Ivory Coast government officials and rebels meeting in Togo have signed their first agreement following three days of peace negotiations. V-O-A's Luis Ramirez reports from Abidjan.
The agreement announced late Friday in the Togolese capital, Lome, commits the government to push through laws granting amnesty for renegade soldiers who are imprisoned or in exile.
The head of the West African team of mediators who brokered the talks, Mohammed Ibn Chambas, said the accord is a major breakthrough in the effort to end the six-week-old insurrection in Ivory Coast, which has killed hundreds and displaced thousands more.

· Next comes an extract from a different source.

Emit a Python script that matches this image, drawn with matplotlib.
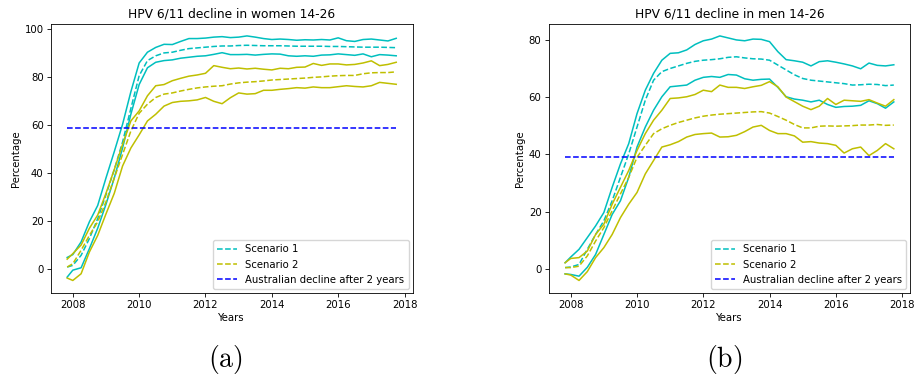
import numpy as np
import matplotlib
matplotlib.use("Agg")
import matplotlib.pyplot as plt

plt.rcParams['mathtext.fontset'] = 'cm'

# Time axis (years), roughly quarterly from Nov 2007 to Oct 2017
years = [2007.83, 2008.0, 2008.25, 2008.5, 2008.75, 2009.0, 2009.25, 2009.5, 2009.75,
         2010.0, 2010.25, 2010.5, 2010.75, 2011.0, 2011.25, 2011.5, 2011.75,
         2012.0, 2012.25, 2012.5, 2012.75, 2013.0, 2013.25, 2013.5, 2013.75,
         2014.0, 2014.25, 2014.5, 2014.75, 2015.0, 2015.25, 2015.5, 2015.75,
         2016.0, 2016.25, 2016.5, 2016.75, 2017.0, 2017.25, 2017.5, 2017.75]

# ---- Women 14-26 ----
w_s1_hi = [4.8, 6.0, 11.3, 19.7, 26.5, 38.0, 49.0, 60.4, 74.0,
           86.0, 90.5, 92.5, 93.8, 93.7, 95.0, 96.2, 96.2,
           96.4, 96.8, 97.0, 96.6, 96.8, 97.3, 96.8, 96.2,
           95.8, 96.0, 95.8, 95.5, 95.7, 95.6, 95.8, 95.6,
           96.5, 95.3, 95.0, 95.8, 96.0, 95.6, 95.2, 96.3]
w_s1_mid = [0.8, 1.5, 5.7, 12.7, 21.0, 31.0, 41.5, 53.0, 67.0,
            80.7, 87.0, 89.0, 90.2, 90.5, 91.3, 92.0, 92.3,
            92.6, 92.9, 93.1, 93.1, 93.3, 93.4, 93.3, 93.2,
            93.2, 93.2, 93.1, 93.0, 93.0, 93.0, 93.0, 92.9,
            92.9, 92.8, 92.7, 92.6, 92.6, 92.6, 92.5, 92.4]
w_s1_lo = [-3.4, -0.5, 0.5, 8.5, 17.0, 27.0, 38.0, 50.5, 64.6,
           77.0, 84.0, 86.3, 87.0, 87.3, 88.0, 88.4, 88.8,
           89.0, 89.6, 90.3, 89.5, 89.5, 89.6, 89.3, 89.6,
           89.8, 89.7, 89.0, 88.8, 89.0, 88.8, 89.3, 89.4,
           89.8, 89.5, 89.2, 89.8, 88.6, 89.5, 89.3, 89.0]
w_s2_hi = [4.1, 6.4, 10.0, 17.0, 22.5, 31.6, 41.5, 52.0, 61.8,
           66.0, 72.3, 76.5, 77.0, 78.6, 79.6, 80.5, 81.0,
           81.7, 84.9, 84.2, 83.6, 83.9, 83.5, 83.8, 83.4,
           83.1, 83.8, 83.6, 84.2, 84.3, 85.8, 85.0, 85.6,
           85.6, 85.2, 85.4, 86.0, 86.9, 84.9, 85.4, 86.3]
w_s2_mid = [0.8, 2.2, 7.8, 14.0, 19.7, 28.0, 38.0, 47.8, 57.6,
            65.0, 68.8, 71.6, 73.0, 73.5, 74.3, 75.0, 75.6,
            76.0, 76.3, 76.5, 77.2, 77.7, 78.0, 78.2, 78.5,
            78.9, 79.1, 79.3, 79.5, 79.7, 80.0, 80.2, 80.5,
            80.7, 80.8, 80.8, 81.5, 81.9, 82.0, 82.0, 82.3]
w_s2_lo = [-3.8, -4.8, -2.0, 7.1, 14.0, 23.0, 31.6, 43.0, 50.5,
           56.0, 61.8, 64.6, 68.0, 69.5, 70.0, 70.2, 70.6,
           71.6, 70.0, 69.0, 71.5, 73.5, 73.0, 73.2, 74.6,
           74.6, 75.0, 75.3, 75.7, 75.5, 76.0, 75.7, 75.7,
           76.1, 76.5, 76.2, 76.0, 76.5, 77.9, 77.5, 77.1]
w_aus = 59.0

# ---- Men 14-26 ----
m_s1_hi = [2.1, 4.1, 6.8, 10.9, 15.0, 19.7, 28.5, 36.7, 43.8,
           54.3, 62.5, 68.4, 73.0, 75.4, 75.6, 76.6, 78.5,
           79.8, 80.4, 81.5, 80.8, 80.1, 79.8, 80.4, 80.3,
           79.5, 76.0, 73.2, 72.8, 72.3, 71.0, 72.5, 72.8,
           72.3, 71.7, 71.0, 70.0, 72.0, 71.2, 71.0, 71.4]
m_s1_mid = [0.4, 0.6, 1.5, 6.8, 12.0, 16.8, 23.8, 32.0, 40.2,
            49.6, 59.0, 66.0, 69.0, 70.1, 71.0, 71.9, 72.6,
            73.0, 73.2, 73.5, 74.0, 74.2, 73.8, 73.5, 73.4,
            73.0, 71.3, 69.6, 67.9, 66.6, 66.0, 65.7, 65.4,
            65.1, 64.8, 64.3, 64.4, 64.6, 64.5, 64.1, 64.3]
m_s1_lo = [-1.8, -2.0, -2.6, 0.5, 5.0, 12.0, 19.0, 23.8, 32.0,
           42.6, 49.6, 55.5, 60.2, 63.7, 64.0, 64.3, 66.0,
           67.0, 67.3, 67.0, 68.0, 67.8, 66.5, 66.0, 66.3,
           66.4, 63.5, 60.2, 59.4, 59.0, 58.4, 59.0, 57.5,
           56.5, 56.8, 56.9, 57.2, 58.8, 57.8, 56.2, 58.4]
m_s2_hi = [2.1, 3.6, 3.9, 6.2, 12.0, 15.6, 22.6, 28.5, 34.4,
           41.4, 47.3, 52.0, 55.5, 59.6, 59.8, 60.2, 61.0,
           62.5, 62.0, 64.3, 63.5, 63.5, 63.1, 63.7, 64.2,
           65.5, 63.7, 60.1, 58.5, 56.9, 55.7, 56.9, 59.6,
           57.5, 59.0, 58.8, 58.6, 59.2, 58.0, 56.9, 59.2]
m_s2_mid = [0.4, 0.4, 0.9, 4.5, 9.7, 14.4, 20.3, 26.2, 32.0,
            39.0, 43.2, 47.3, 49.0, 50.2, 51.2, 52.0, 52.8,
            53.4, 53.8, 54.1, 54.3, 54.5, 54.7, 54.9, 55.0,
            54.5, 53.3, 52.0, 50.5, 49.3, 49.3, 49.9, 50.0,
            49.9, 50.0, 50.1, 50.3, 50.3, 50.5, 50.2, 50.3]
m_s2_lo = [-1.8, -2.2, -4.1, -1.0, 3.9, 7.4, 12.0, 17.9, 22.6,
           26.7, 33.2, 37.9, 42.6, 43.4, 44.5, 46.1, 47.0,
           47.3, 47.5, 46.1, 46.2, 46.7, 48.0, 49.6, 50.2,
           48.4, 47.3, 47.3, 46.5, 44.3, 44.5, 44.0, 43.8,
           43.2, 40.5, 42.0, 42.6, 39.6, 41.4, 43.8, 42.0]
m_aus = 39.0

titles = ["HPV 6/11 decline in women 14-26", "HPV 6/11 decline in men 14-26"]
panel_labels = ["(a)", "(b)"]
legend_labels = ["Scenario 1", "Scenario 2", "Australian decline after 2 years"]
xticks = [2008, 2010, 2012, 2014, 2016, 2018]

FS = 7.3
LW = 1.1

fig = plt.figure(figsize=(9.14, 3.81), dpi=100)
ax_l = fig.add_axes([0.0555, 0.2318, 0.396, 0.706])
ax_r = fig.add_axes([0.6003, 0.2318, 0.3956, 0.706])

panels = [
    (ax_l, (w_s1_lo, w_s1_mid, w_s1_hi), (w_s2_lo, w_s2_mid, w_s2_hi), w_aus),
    (ax_r, (m_s1_lo, m_s1_mid, m_s1_hi), (m_s2_lo, m_s2_mid, m_s2_hi), m_aus),
]

for i, (ax, s1, s2, aus) in enumerate(panels):
    h1, = ax.plot(years, s1[1], color='c', ls='--', lw=LW)
    ax.plot(years, s1[0], color='c', lw=LW)
    ax.plot(years, s1[2], color='c', lw=LW)
    h2, = ax.plot(years, s2[1], color='y', ls='--', lw=LW)
    ax.plot(years, s2[0], color='y', lw=LW)
    ax.plot(years, s2[2], color='y', lw=LW)
    h3, = ax.plot([years[0], years[-1]], [aus, aus], color='b', ls='--', lw=LW)
    ax.set_title(titles[i], fontsize=8.8, pad=4.5)
    ax.set_xlabel("Years", fontsize=FS, labelpad=2.5)
    ax.set_ylabel("Percentage", fontsize=FS, labelpad=2.5)
    ax.set_xticks(xticks)
    ax.tick_params(labelsize=FS, length=2.6, width=0.6, pad=2.5)
    for sp in ax.spines.values():
        sp.set_linewidth(0.6)
    ax.legend([h1, h2, h3], legend_labels, loc='lower right', fontsize=FS,
              handlelength=2.0, borderaxespad=0.4)

fig.text(0.2462, 0.056, r"$(\mathrm{a})$", ha='center', va='center', fontsize=20)
fig.text(0.792, 0.056, r"$(\mathrm{b})$", ha='center', va='center', fontsize=20)

fig.savefig("out.png", dpi=100)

The agreement, Mr. Chambas said, addresses the matters that rebels cited when they launched their initial attacks on September 19.
"The trigger of this crisis was the grievances that the military had over their professional service [working] conditions," he explained. "We have reached agreement on these issues, satisfactory to both sides. We have made a huge step toward peace."
A communiqué issued by mediators on Friday said the government agreed to present a law granting amnesty to renegade soldiers for passage in Ivory Coast's National Assembly. The government also agreed to reintegrate rebels into the army.
For their part, rebels agreed to open a humanitarian corridor through areas of north and central Ivory Coast that are under their control.
Discussions in Lome did not touch on the rebels' key political demands, which include the resignation of President Laurent Gbagbo and the holding of new elections.
Mediators say these issues, along with the government's demands for the rebels' disarmament, will be taken up on Monday when talks are due to resume.